→ Data lines:

--- START ---

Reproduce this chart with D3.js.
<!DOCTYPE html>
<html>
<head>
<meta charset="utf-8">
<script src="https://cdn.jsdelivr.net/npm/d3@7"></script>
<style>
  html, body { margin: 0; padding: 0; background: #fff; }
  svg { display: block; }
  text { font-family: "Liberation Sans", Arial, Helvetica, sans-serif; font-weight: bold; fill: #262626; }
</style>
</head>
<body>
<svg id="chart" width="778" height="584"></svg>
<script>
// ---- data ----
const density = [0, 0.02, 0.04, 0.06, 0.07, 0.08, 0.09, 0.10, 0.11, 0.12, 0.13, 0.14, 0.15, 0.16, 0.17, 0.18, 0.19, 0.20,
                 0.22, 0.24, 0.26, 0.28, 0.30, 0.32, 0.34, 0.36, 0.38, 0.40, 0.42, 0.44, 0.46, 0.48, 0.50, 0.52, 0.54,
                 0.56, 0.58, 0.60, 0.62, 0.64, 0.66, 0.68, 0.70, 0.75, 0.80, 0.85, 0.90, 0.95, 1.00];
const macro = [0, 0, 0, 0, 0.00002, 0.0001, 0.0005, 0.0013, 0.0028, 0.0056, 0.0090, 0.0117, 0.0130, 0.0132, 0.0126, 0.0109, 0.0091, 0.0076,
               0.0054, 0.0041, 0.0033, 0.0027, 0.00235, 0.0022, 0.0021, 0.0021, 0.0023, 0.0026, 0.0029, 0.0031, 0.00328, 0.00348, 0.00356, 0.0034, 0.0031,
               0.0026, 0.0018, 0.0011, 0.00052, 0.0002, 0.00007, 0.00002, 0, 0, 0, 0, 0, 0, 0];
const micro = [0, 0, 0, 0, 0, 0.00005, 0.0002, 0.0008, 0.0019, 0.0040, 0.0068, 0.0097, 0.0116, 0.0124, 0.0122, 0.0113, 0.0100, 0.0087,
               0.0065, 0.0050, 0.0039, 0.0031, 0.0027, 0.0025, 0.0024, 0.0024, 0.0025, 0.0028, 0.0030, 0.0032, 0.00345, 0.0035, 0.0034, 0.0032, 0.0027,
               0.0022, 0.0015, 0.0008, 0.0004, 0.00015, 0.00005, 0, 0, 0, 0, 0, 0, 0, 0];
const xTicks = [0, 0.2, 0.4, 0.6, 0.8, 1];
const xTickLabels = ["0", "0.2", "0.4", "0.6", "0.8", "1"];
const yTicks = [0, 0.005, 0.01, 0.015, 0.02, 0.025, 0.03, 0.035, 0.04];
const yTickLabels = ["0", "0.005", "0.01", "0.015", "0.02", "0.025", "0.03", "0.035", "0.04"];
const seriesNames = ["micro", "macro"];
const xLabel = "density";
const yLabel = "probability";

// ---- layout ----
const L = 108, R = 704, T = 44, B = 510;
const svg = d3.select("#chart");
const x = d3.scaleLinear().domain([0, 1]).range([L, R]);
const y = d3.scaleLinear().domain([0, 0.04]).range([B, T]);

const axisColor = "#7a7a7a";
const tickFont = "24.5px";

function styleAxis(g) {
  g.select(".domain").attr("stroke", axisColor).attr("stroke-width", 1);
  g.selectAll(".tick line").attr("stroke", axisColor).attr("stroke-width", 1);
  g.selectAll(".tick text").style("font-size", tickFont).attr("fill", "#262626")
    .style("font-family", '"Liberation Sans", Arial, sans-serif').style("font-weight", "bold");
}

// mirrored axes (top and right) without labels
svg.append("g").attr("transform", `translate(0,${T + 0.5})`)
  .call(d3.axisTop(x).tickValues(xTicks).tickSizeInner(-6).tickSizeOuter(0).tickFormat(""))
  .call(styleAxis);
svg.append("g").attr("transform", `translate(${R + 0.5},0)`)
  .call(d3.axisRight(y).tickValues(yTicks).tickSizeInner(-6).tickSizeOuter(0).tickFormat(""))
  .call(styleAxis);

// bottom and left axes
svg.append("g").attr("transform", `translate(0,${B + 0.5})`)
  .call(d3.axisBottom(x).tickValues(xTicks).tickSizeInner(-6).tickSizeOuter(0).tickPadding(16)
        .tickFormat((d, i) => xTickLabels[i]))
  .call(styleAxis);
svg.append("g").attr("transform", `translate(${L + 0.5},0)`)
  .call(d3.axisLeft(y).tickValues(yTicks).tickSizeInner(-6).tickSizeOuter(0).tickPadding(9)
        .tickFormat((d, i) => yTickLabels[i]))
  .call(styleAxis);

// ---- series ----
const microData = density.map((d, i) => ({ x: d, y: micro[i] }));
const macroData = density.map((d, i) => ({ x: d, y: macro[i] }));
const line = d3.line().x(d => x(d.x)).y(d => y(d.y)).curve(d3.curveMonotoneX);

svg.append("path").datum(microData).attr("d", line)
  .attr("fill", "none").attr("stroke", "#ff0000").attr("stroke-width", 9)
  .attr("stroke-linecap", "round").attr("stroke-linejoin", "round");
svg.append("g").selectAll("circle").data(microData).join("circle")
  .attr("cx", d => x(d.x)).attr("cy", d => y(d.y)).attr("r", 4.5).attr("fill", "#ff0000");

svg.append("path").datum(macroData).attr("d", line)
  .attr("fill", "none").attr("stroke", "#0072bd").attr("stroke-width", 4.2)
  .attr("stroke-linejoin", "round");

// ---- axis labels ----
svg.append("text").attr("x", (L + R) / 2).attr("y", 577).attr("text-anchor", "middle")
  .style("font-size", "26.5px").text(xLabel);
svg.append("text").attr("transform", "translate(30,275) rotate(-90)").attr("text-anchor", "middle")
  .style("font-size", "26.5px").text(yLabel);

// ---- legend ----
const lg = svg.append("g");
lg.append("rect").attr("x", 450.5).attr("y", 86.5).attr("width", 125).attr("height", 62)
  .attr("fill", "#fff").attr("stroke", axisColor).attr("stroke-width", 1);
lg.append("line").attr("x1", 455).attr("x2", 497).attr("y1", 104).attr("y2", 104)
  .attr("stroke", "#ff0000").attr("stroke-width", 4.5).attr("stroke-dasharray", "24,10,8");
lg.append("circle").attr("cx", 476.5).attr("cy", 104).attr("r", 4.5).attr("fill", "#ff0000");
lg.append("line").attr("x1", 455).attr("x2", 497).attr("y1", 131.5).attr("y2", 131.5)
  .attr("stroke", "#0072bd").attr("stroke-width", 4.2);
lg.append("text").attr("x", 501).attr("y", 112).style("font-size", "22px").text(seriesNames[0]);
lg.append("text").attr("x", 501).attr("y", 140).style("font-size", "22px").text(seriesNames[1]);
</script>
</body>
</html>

--- END ---

Write the listing out again, exactly as it reads.

→ Task answer:
Reproduce this chart with D3.js.
<!DOCTYPE html>
<html>
<head>
<meta charset="utf-8">
<script src="https://cdn.jsdelivr.net/npm/d3@7"></script>
<style>
  html, body { margin: 0; padding: 0; background: #fff; }
  svg { display: block; }
  text { font-family: "Liberation Sans", Arial, Helvetica, sans-serif; font-weight: bold; fill: #262626; }
</style>
</head>
<body>
<svg id="chart" width="778" height="584"></svg>
<script>
// ---- data ----
const density = [0, 0.02, 0.04, 0.06, 0.07, 0.08, 0.09, 0.10, 0.11, 0.12, 0.13, 0.14, 0.15, 0.16, 0.17, 0.18, 0.19, 0.20,
                 0.22, 0.24, 0.26, 0.28, 0.30, 0.32, 0.34, 0.36, 0.38, 0.40, 0.42, 0.44, 0.46, 0.48, 0.50, 0.52, 0.54,
                 0.56, 0.58, 0.60, 0.62, 0.64, 0.66, 0.68, 0.70, 0.75, 0.80, 0.85, 0.90, 0.95, 1.00];
const macro = [0, 0, 0, 0, 0.00002, 0.0001, 0.0005, 0.0013, 0.0028, 0.0056, 0.0090, 0.0117, 0.0130, 0.0132, 0.0126, 0.0109, 0.0091, 0.0076,
               0.0054, 0.0041, 0.0033, 0.0027, 0.00235, 0.0022, 0.0021, 0.0021, 0.0023, 0.0026, 0.0029, 0.0031, 0.00328, 0.00348, 0.00356, 0.0034, 0.0031,
               0.0026, 0.0018, 0.0011, 0.00052, 0.0002, 0.00007, 0.00002, 0, 0, 0, 0, 0, 0, 0];
const micro = [0, 0, 0, 0, 0, 0.00005, 0.0002, 0.0008, 0.0019, 0.0040, 0.0068, 0.0097, 0.0116, 0.0124, 0.0122, 0.0113, 0.0100, 0.0087,
               0.0065, 0.0050, 0.0039, 0.0031, 0.0027, 0.0025, 0.0024, 0.0024, 0.0025, 0.0028, 0.0030, 0.0032, 0.00345, 0.0035, 0.0034, 0.0032, 0.0027,
               0.0022, 0.0015, 0.0008, 0.0004, 0.00015, 0.00005, 0, 0, 0, 0, 0, 0, 0, 0];
const xTicks = [0, 0.2, 0.4, 0.6, 0.8, 1];
const xTickLabels = ["0", "0.2", "0.4", "0.6", "0.8", "1"];
const yTicks = [0, 0.005, 0.01, 0.015, 0.02, 0.025, 0.03, 0.035, 0.04];
const yTickLabels = ["0", "0.005", "0.01", "0.015", "0.02", "0.025", "0.03", "0.035", "0.04"];
const seriesNames = ["micro", "macro"];
const xLabel = "density";
const yLabel = "probability";

// ---- layout ----
const L = 108, R = 704, T = 44, B = 510;
const svg = d3.select("#chart");
const x = d3.scaleLinear().domain([0, 1]).range([L, R]);
const y = d3.scaleLinear().domain([0, 0.04]).range([B, T]);

const axisColor = "#7a7a7a";
const tickFont = "24.5px";

function styleAxis(g) {
  g.select(".domain").attr("stroke", axisColor).attr("stroke-width", 1);
  g.selectAll(".tick line").attr("stroke", axisColor).attr("stroke-width", 1);
  g.selectAll(".tick text").style("font-size", tickFont).attr("fill", "#262626")
    .style("font-family", '"Liberation Sans", Arial, sans-serif').style("font-weight", "bold");
}

// mirrored axes (top and right) without labels
svg.append("g").attr("transform", `translate(0,${T + 0.5})`)
  .call(d3.axisTop(x).tickValues(xTicks).tickSizeInner(-6).tickSizeOuter(0).tickFormat(""))
  .call(styleAxis);
svg.append("g").attr("transform", `translate(${R + 0.5},0)`)
  .call(d3.axisRight(y).tickValues(yTicks).tickSizeInner(-6).tickSizeOuter(0).tickFormat(""))
  .call(styleAxis);

// bottom and left axes
svg.append("g").attr("transform", `translate(0,${B + 0.5})`)
  .call(d3.axisBottom(x).tickValues(xTicks).tickSizeInner(-6).tickSizeOuter(0).tickPadding(16)
        .tickFormat((d, i) => xTickLabels[i]))
  .call(styleAxis);
svg.append("g").attr("transform", `translate(${L + 0.5},0)`)
  .call(d3.axisLeft(y).tickValues(yTicks).tickSizeInner(-6).tickSizeOuter(0).tickPadding(9)
        .tickFormat((d, i) => yTickLabels[i]))
  .call(styleAxis);

// ---- series ----
const microData = density.map((d, i) => ({ x: d, y: micro[i] }));
const macroData = density.map((d, i) => ({ x: d, y: macro[i] }));
const line = d3.line().x(d => x(d.x)).y(d => y(d.y)).curve(d3.curveMonotoneX);

svg.append("path").datum(microData).attr("d", line)
  .attr("fill", "none").attr("stroke", "#ff0000").attr("stroke-width", 9)
  .attr("stroke-linecap", "round").attr("stroke-linejoin", "round");
svg.append("g").selectAll("circle").data(microData).join("circle")
  .attr("cx", d => x(d.x)).attr("cy", d => y(d.y)).attr("r", 4.5).attr("fill", "#ff0000");

svg.append("path").datum(macroData).attr("d", line)
  .attr("fill", "none").attr("stroke", "#0072bd").attr("stroke-width", 4.2)
  .attr("stroke-linejoin", "round");

// ---- axis labels ----
svg.append("text").attr("x", (L + R) / 2).attr("y", 577).attr("text-anchor", "middle")
  .style("font-size", "26.5px").text(xLabel);
svg.append("text").attr("transform", "translate(30,275) rotate(-90)").attr("text-anchor", "middle")
  .style("font-size", "26.5px").text(yLabel);

// ---- legend ----
const lg = svg.append("g");
lg.append("rect").attr("x", 450.5).attr("y", 86.5).attr("width", 125).attr("height", 62)
  .attr("fill", "#fff").attr("stroke", axisColor).attr("stroke-width", 1);
lg.append("line").attr("x1", 455).attr("x2", 497).attr("y1", 104).attr("y2", 104)
  .attr("stroke", "#ff0000").attr("stroke-width", 4.5).attr("stroke-dasharray", "24,10,8");
lg.append("circle").attr("cx", 476.5).attr("cy", 104).attr("r", 4.5).attr("fill", "#ff0000");
lg.append("line").attr("x1", 455).attr("x2", 497).attr("y1", 131.5).attr("y2", 131.5)
  .attr("stroke", "#0072bd").attr("stroke-width", 4.2);
lg.append("text").attr("x", 501).attr("y", 112).style("font-size", "22px").text(seriesNames[0]);
lg.append("text").attr("x", 501).attr("y", 140).style("font-size", "22px").text(seriesNames[1]);
</script>
</body>
</html>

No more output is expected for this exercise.